Scan the data for "this" and copy the lines it appears in.

==== RECORDS TO USE

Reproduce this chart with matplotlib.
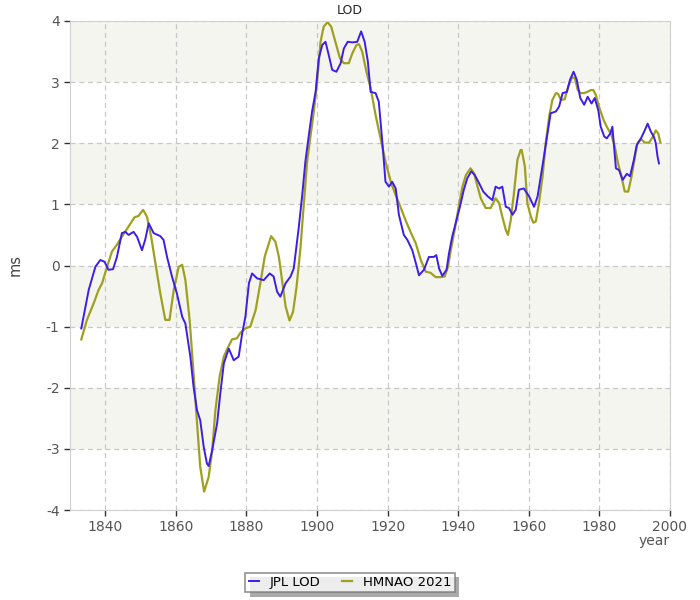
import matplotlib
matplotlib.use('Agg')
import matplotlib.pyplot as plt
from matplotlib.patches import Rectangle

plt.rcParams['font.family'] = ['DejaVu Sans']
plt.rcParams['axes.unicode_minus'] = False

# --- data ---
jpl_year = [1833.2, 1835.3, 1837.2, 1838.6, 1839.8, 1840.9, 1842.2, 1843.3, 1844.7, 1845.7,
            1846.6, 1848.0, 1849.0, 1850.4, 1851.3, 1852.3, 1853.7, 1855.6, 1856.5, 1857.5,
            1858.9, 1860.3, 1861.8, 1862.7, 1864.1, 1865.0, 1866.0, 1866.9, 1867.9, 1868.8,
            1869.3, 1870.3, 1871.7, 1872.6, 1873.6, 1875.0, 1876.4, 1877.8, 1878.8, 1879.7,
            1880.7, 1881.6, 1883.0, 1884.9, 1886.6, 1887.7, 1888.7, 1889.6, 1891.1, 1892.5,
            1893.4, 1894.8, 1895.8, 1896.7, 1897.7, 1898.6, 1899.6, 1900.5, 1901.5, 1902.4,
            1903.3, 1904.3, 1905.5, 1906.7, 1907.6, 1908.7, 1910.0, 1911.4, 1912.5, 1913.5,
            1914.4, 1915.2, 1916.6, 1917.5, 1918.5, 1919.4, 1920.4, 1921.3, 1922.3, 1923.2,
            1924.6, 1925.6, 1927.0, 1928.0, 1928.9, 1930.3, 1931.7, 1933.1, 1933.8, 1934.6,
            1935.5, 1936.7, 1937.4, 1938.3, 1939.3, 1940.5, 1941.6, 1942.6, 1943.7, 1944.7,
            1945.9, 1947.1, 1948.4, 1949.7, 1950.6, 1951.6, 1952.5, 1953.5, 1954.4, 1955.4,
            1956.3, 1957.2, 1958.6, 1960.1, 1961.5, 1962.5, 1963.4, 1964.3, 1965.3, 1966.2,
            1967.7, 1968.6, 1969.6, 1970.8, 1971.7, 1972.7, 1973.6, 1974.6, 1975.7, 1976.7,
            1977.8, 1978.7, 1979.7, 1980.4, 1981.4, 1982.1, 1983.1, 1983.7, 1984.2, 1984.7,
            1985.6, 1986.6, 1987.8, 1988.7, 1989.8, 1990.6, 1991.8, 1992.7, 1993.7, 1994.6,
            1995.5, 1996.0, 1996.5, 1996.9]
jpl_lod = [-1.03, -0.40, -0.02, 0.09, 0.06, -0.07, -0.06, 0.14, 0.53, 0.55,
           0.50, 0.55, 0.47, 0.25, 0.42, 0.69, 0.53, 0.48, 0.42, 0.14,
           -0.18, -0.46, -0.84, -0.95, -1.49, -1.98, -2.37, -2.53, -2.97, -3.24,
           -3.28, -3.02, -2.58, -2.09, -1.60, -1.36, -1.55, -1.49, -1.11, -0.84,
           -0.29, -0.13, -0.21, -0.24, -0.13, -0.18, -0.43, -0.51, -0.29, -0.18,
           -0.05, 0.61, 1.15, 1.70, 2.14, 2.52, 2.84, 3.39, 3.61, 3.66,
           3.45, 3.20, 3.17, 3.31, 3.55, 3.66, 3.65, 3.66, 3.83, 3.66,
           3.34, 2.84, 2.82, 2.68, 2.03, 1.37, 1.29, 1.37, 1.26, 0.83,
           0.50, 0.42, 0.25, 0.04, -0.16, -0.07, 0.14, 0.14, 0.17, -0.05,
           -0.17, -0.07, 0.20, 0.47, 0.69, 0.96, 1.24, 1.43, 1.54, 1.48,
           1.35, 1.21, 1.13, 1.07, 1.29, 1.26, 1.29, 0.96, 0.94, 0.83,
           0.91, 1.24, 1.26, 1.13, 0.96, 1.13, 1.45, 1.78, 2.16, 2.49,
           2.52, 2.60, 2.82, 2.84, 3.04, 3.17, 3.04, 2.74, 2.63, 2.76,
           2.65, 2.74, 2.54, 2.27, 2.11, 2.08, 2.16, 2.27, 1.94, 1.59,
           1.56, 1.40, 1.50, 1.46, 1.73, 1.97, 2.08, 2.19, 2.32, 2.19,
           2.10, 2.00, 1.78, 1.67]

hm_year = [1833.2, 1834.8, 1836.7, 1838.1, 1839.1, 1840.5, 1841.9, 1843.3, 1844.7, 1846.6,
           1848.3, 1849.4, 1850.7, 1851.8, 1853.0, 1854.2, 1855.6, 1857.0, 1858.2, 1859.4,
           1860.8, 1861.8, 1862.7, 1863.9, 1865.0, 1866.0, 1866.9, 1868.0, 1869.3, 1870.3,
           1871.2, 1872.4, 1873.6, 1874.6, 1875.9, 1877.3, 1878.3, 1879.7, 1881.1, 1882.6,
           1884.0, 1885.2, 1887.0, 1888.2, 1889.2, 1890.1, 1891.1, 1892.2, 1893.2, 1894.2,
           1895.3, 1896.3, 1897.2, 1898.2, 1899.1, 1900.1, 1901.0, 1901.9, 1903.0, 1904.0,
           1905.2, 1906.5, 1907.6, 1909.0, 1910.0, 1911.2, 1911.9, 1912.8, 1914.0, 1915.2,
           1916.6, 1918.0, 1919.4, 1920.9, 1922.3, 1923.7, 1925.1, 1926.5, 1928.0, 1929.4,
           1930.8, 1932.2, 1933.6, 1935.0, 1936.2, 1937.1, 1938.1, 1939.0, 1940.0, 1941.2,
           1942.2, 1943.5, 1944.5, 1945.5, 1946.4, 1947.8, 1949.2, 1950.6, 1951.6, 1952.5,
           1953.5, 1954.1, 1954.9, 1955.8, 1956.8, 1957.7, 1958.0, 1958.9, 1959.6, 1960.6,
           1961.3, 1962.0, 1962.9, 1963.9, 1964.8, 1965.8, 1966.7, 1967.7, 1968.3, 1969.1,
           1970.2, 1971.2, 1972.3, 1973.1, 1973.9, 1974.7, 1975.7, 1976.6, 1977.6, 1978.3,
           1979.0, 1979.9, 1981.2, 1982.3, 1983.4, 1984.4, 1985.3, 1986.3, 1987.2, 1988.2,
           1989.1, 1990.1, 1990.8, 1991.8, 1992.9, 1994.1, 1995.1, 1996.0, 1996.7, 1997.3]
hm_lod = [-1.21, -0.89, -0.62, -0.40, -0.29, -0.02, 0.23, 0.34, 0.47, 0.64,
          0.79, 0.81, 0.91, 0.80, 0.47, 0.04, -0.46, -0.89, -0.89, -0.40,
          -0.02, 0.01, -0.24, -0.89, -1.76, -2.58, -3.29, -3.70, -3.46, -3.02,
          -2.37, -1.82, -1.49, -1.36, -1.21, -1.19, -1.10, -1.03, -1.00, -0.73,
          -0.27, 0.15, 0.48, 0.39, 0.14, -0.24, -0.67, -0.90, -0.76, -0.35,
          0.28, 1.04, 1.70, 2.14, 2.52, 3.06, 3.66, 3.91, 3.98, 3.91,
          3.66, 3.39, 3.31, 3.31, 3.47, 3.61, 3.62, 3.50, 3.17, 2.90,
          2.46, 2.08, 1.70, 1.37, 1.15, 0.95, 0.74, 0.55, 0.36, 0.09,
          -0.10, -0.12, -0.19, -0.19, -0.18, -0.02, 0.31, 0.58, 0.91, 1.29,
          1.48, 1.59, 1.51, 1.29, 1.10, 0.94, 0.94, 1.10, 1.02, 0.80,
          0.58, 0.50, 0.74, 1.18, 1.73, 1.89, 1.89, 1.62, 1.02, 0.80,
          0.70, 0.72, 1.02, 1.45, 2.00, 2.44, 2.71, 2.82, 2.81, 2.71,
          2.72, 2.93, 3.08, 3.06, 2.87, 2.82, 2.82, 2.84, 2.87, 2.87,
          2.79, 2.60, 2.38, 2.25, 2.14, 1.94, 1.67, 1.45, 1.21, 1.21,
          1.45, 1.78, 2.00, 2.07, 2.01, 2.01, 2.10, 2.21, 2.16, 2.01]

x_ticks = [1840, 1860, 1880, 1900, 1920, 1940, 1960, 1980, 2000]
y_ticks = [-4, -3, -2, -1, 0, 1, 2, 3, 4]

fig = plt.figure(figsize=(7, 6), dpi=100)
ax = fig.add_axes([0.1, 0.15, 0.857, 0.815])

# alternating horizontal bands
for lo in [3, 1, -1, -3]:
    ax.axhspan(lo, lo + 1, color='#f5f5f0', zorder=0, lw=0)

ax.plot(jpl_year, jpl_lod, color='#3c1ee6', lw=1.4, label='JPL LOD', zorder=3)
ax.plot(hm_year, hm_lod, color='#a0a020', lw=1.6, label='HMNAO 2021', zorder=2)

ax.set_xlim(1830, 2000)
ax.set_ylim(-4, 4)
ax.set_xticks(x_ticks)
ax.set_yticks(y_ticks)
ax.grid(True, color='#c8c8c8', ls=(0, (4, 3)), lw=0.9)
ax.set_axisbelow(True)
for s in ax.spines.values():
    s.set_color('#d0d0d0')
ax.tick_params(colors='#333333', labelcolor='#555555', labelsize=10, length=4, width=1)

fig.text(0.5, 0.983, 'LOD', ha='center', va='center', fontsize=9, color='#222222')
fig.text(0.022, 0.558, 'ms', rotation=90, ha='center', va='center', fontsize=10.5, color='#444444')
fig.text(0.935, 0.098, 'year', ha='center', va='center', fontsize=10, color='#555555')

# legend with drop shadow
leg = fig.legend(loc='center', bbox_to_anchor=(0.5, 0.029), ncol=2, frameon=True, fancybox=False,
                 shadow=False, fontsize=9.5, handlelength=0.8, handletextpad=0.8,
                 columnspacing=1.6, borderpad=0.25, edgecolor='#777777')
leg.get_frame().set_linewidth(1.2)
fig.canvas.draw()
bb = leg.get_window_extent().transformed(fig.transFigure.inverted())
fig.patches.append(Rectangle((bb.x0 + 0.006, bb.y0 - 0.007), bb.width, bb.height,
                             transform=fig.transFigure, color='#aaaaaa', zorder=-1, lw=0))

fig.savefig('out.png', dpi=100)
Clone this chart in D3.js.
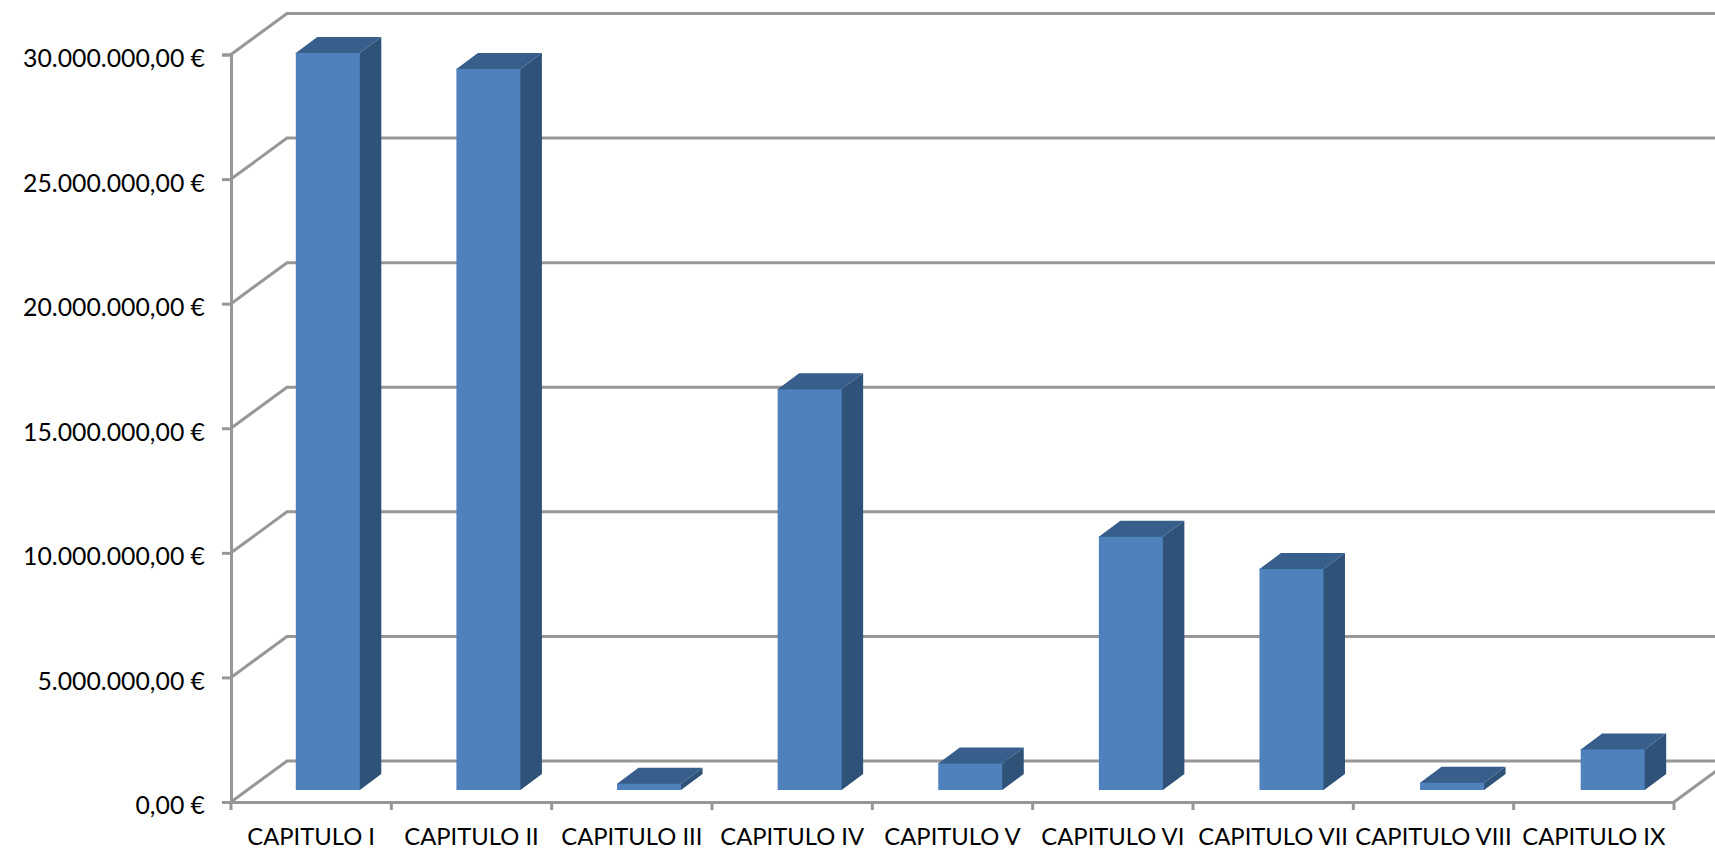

========

## REPLY
Reproduce this chart with matplotlib.
Clone this chart in D3.js.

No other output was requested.